Tips on picking second-hand clothes
When I buy second hand clothes, I always look at the fit, condition and material. With so many different brands and designers it is difficult to use that as a measure of a “good” item when thrift shopping.
I can understand why you wouldn’t want to try on items at the op shop. The clothes still need a wash, coats are funky, the change rooms aren’t the nicest – I get it! However, I would still recommend trying on all clothing items – even the ones you are unsure about.
Th reason for this is, it is so hard to tell what an item will look like when it’s thrown on a hanger in a sea of clothes with 5 million wrinkles. Even for us with great imaginations. There have been so many times that an item looks “meh” but I tried it on anyway and it looked incredible. Or sometimes when I love a garment and when I try it on…it doesn’t look the way I wanted it to or doesn’t fit quite right.
When picking a garment, inspect it very carefully. My checklist of what to look for is:
- Funky smells
- Missing buttons
- Broken/stuck zippers
- Tears and rips
Thrift shops can be hectic and we can sometimes forget to look at the item carefully! I once found a Lacoste polo for $4 – what a great steal, right? Only when I went home I noticed a small stain in the front. Unfortunately, I couldn’t get rid of it and the shirt isn’t wearable…I should have inspected it closer when I bought it!
Stay away from flimsy, polyester clothes and stick to high-quality garments made from wool, cashmere, cotton, linen, leather and silk (or at least a blend!). The latter kind often look better and last longer. A natural fabric doesn’t always mean a better garment but is a great way to pick out pieces in a hectic and filled thrift shop. Check the tag on the inside of the garment to see what its made of. I have found that coats with even a small blend of wool and cashmere are game-changers and keep you so much warmer. Other things to determine a garment’s quality is the stitching and lining.

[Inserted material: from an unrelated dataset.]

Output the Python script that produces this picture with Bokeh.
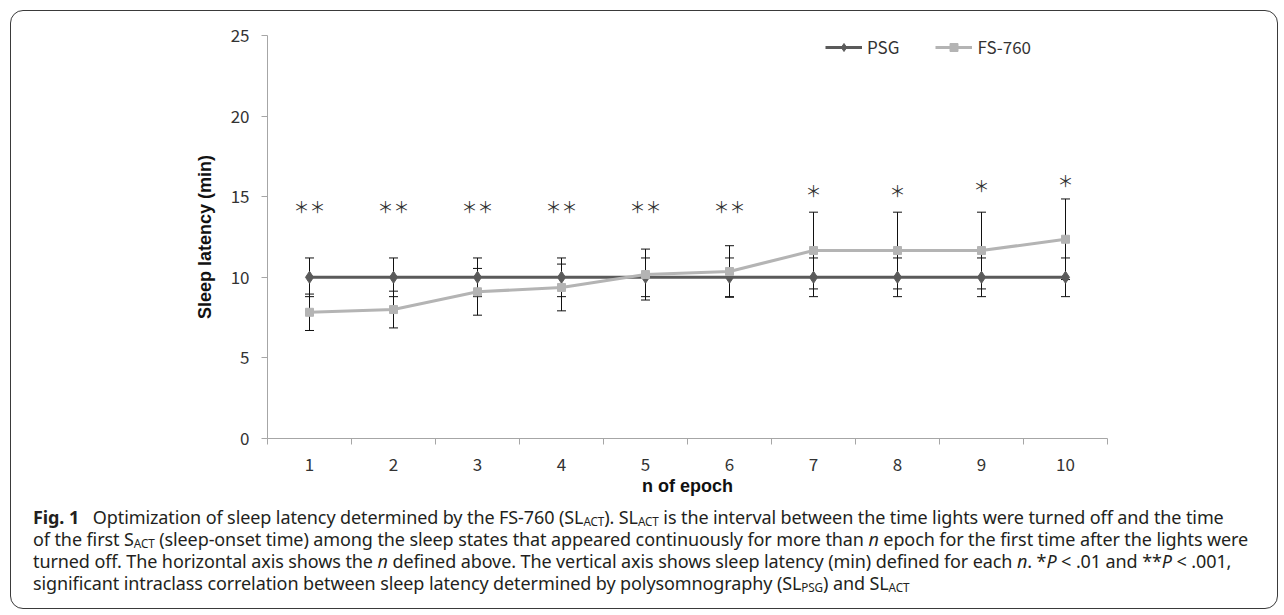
from bokeh.plotting import figure
from bokeh.models import Range1d, FixedTicker, Legend, LegendItem, Div, ColumnDataSource
from bokeh.layouts import column
from bokeh.embed import file_html
from bokeh.resources import INLINE
from bokeh.core.properties import value

# ---- data ----
epochs = [1, 2, 3, 4, 5, 6, 7, 8, 9, 10]
psg_mean = [10, 10, 10, 10, 10, 10, 10, 10, 10, 10]
psg_err = [1.2, 1.2, 1.2, 1.2, 1.2, 1.2, 1.2, 1.2, 1.2, 1.2]
fs_mean = [7.83, 8.0, 9.1, 9.37, 10.17, 10.36, 11.66, 11.66, 11.66, 12.36]
fs_err = [1.13, 1.14, 1.45, 1.45, 1.58, 1.6, 2.38, 2.38, 2.38, 2.5]
sig_labels = ["＊＊", "＊＊", "＊＊", "＊＊", "＊＊", "＊＊", "＊", "＊", "＊", "＊"]
sig_y = [14.45, 14.45, 14.45, 14.45, 14.45, 14.45, 15.4, 15.4, 15.7, 16.05]
y_ticks = [0, 5, 10, 15, 20, 25]
x_minor = [0.5, 1.5, 2.5, 3.5, 4.5, 5.5, 6.5, 7.5, 8.5, 9.5, 10.5]

src = ColumnDataSource(dict(
    x=epochs,
    psg=psg_mean,
    psg_up=[m + e for m, e in zip(psg_mean, psg_err)],
    psg_lo=[m - e for m, e in zip(psg_mean, psg_err)],
    fs=fs_mean,
    fs_up=[m + e for m, e in zip(fs_mean, fs_err)],
    fs_lo=[m - e for m, e in zip(fs_mean, fs_err)],
    sig=sig_labels,
    sig_y=sig_y,
))

PSG_C = "#5a5a5a"
FS_C = "#b4b4b4"
AX_C = "#a6a6a6"
TICK_FONT = "Noto Sans CJK JP"

p = figure(x_range=Range1d(0.5, 10.5), y_range=Range1d(0, 25),
           frame_width=840, frame_height=403,
           min_border_left=256, min_border_right=160,
           min_border_top=24, min_border_bottom=62,
           output_backend="svg", toolbar_location=None)
p.outline_line_color = None
p.xgrid.visible = False
p.ygrid.visible = False
p.background_fill_color = None
p.border_fill_color = None

# axes
p.yaxis.ticker = FixedTicker(ticks=y_ticks)
p.xaxis.ticker = FixedTicker(ticks=epochs, minor_ticks=x_minor)
for ax in (p.xaxis[0], p.yaxis[0]):
    ax.axis_line_color = AX_C
    ax.major_tick_line_color = AX_C
    ax.minor_tick_line_color = AX_C
    ax.major_label_text_font = TICK_FONT
    ax.major_label_text_font_size = "17px"
    ax.major_label_text_color = "#333333"
    ax.axis_label_text_font = "Liberation Sans"
    ax.axis_label_text_font_style = "bold"
    ax.axis_label_text_font_size = "18px"
    ax.axis_label_text_color = "#111111"
p.yaxis.major_tick_out = 6
p.yaxis.major_tick_in = 0
p.yaxis.minor_tick_out = 0
p.yaxis.minor_tick_in = 0
p.yaxis.major_label_standoff = 12
p.yaxis.axis_label = "Sleep latency (min)"
p.yaxis.axis_label_standoff = 13
p.xaxis.major_tick_out = 0
p.xaxis.major_tick_in = 0
p.xaxis.minor_tick_out = 6
p.xaxis.minor_tick_in = 0
p.xaxis.major_label_standoff = 13
p.xaxis.axis_label = "n of epoch"
p.xaxis.axis_label_standoff = 2

# lines
psg_line = p.line("x", "psg", source=src, line_color=PSG_C, line_width=3)
fs_line = p.line("x", "fs", source=src, line_color=FS_C, line_width=3)

# error bars
p.segment(x0="x", y0="psg_lo", x1="x", y1="psg_up", source=src, line_color="#111111", line_width=1)
p.segment(x0="x", y0="fs_lo", x1="x", y1="fs_up", source=src, line_color="#111111", line_width=1)
for col in ("psg_up", "psg_lo", "fs_up", "fs_lo"):
    p.scatter("x", col, source=src, marker="dash", size=9, line_color="#111111", line_width=1)

# markers
psg_mark = p.scatter("x", "psg", source=src, marker="diamond", size=12,
                     fill_color=PSG_C, line_color=PSG_C)
fs_mark = p.scatter("x", "fs", source=src, marker="square", size=8,
                    fill_color=FS_C, line_color=FS_C)

# significance marks
p.text("x", "sig_y", text="sig", source=src, text_align="center", text_baseline="middle",
       text_font=value("Noto Sans CJK JP"), text_font_size="16px", text_color="#333333")

legend = Legend(items=[LegendItem(label="PSG", renderers=[psg_line, psg_mark]),
                       LegendItem(label="FS-760", renderers=[fs_line, fs_mark])],
                orientation="horizontal", location=(558, 379))
legend.label_text_font = TICK_FONT
legend.label_text_font_size = "17px"
legend.label_text_color = "#333333"
legend.glyph_width = 37
legend.glyph_height = 20
legend.label_standoff = 5
legend.spacing = 36
legend.padding = 0
legend.margin = 0
legend.border_line_color = None
legend.background_fill_alpha = 0
p.add_layout(legend)

SUB = '<sub style="font-size:65%; line-height:0; vertical-align:-0.15em;">'
caption_html = (
    '<div style="font-family: \'Noto Sans\', sans-serif; font-size: 18px; line-height: 22px; '
    'color: #231f20; white-space: nowrap; padding: 1px 0 0 17px; letter-spacing: -0.1px;">'
    '<b>Fig. 1</b>&nbsp;&nbsp; Optimization of sleep latency determined by the FS-760 (SL' + SUB + 'ACT</sub>). '
    'SL' + SUB + 'ACT</sub> is the interval between the time lights were turned off and the time<br>'
    'of the first S' + SUB + 'ACT</sub> (sleep-onset time) among the sleep states that appeared continuously '
    'for more than <i>n</i> epoch for the first time after the lights were<br>'
    'turned off. The horizontal axis shows the <i>n</i> defined above. The vertical axis shows sleep '
    'latency (min) defined for each <i>n</i>. *<i>P</i> &lt; .01 and **<i>P</i> &lt; .001,<br>'
    'significant intraclass correlation between sleep latency determined by polysomnography '
    '(SL' + SUB + 'PSG</sub>) and SL' + SUB + 'ACT</sub>'
    '</div>'
)
cap = Div(text=caption_html, width=1256, height=98)

layout = column(p, cap, styles={"border": "1px solid #3a3a3a", "border-radius": "13px",
                                "margin": "10px 0 0 10px"})

open("out.html", "w").write(file_html(layout, INLINE))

Plus, it is relatively easy to find cheaper, “fast fashion” clothing at a lower price brand-new. This makes it a lot less cost effective to buy it second-hand. For example, I’ve seen $10 H&M shirts being sold for $8, alongside $8 silk shirts at the op shop. I’d rather spend the extra couple of dollars and get items like that brand new!
There are good days and bad days
Sometimes I walk into an op shop and I notice it’s incredibly crowded, everyone’s trolleys are full and the items are totally over picked. On some days, I can’t stop finding gems in every aisle. Keep in mind that thrift shopping is very different to your regular shopping mall experience. If you can tell it’s an “off” day, just come back another time – don’t be too disheartened!
Look through everything
I find people who say “I never find anything at op shops” do this one. If you casually browse a rack, maybe looking at a thing or two and skipping sections – it’s going to be really tough finding beautiful pieces. They’re usually kinda hidden amongst everything. You really have to look at everything. Pick your rack, and look at every item, try to imagine it outside of the store, what kind of outfit you would style it with etc.
And, that’s it! Armed with these tips I hope you pick up some amazing clothing finds at the thrift shop.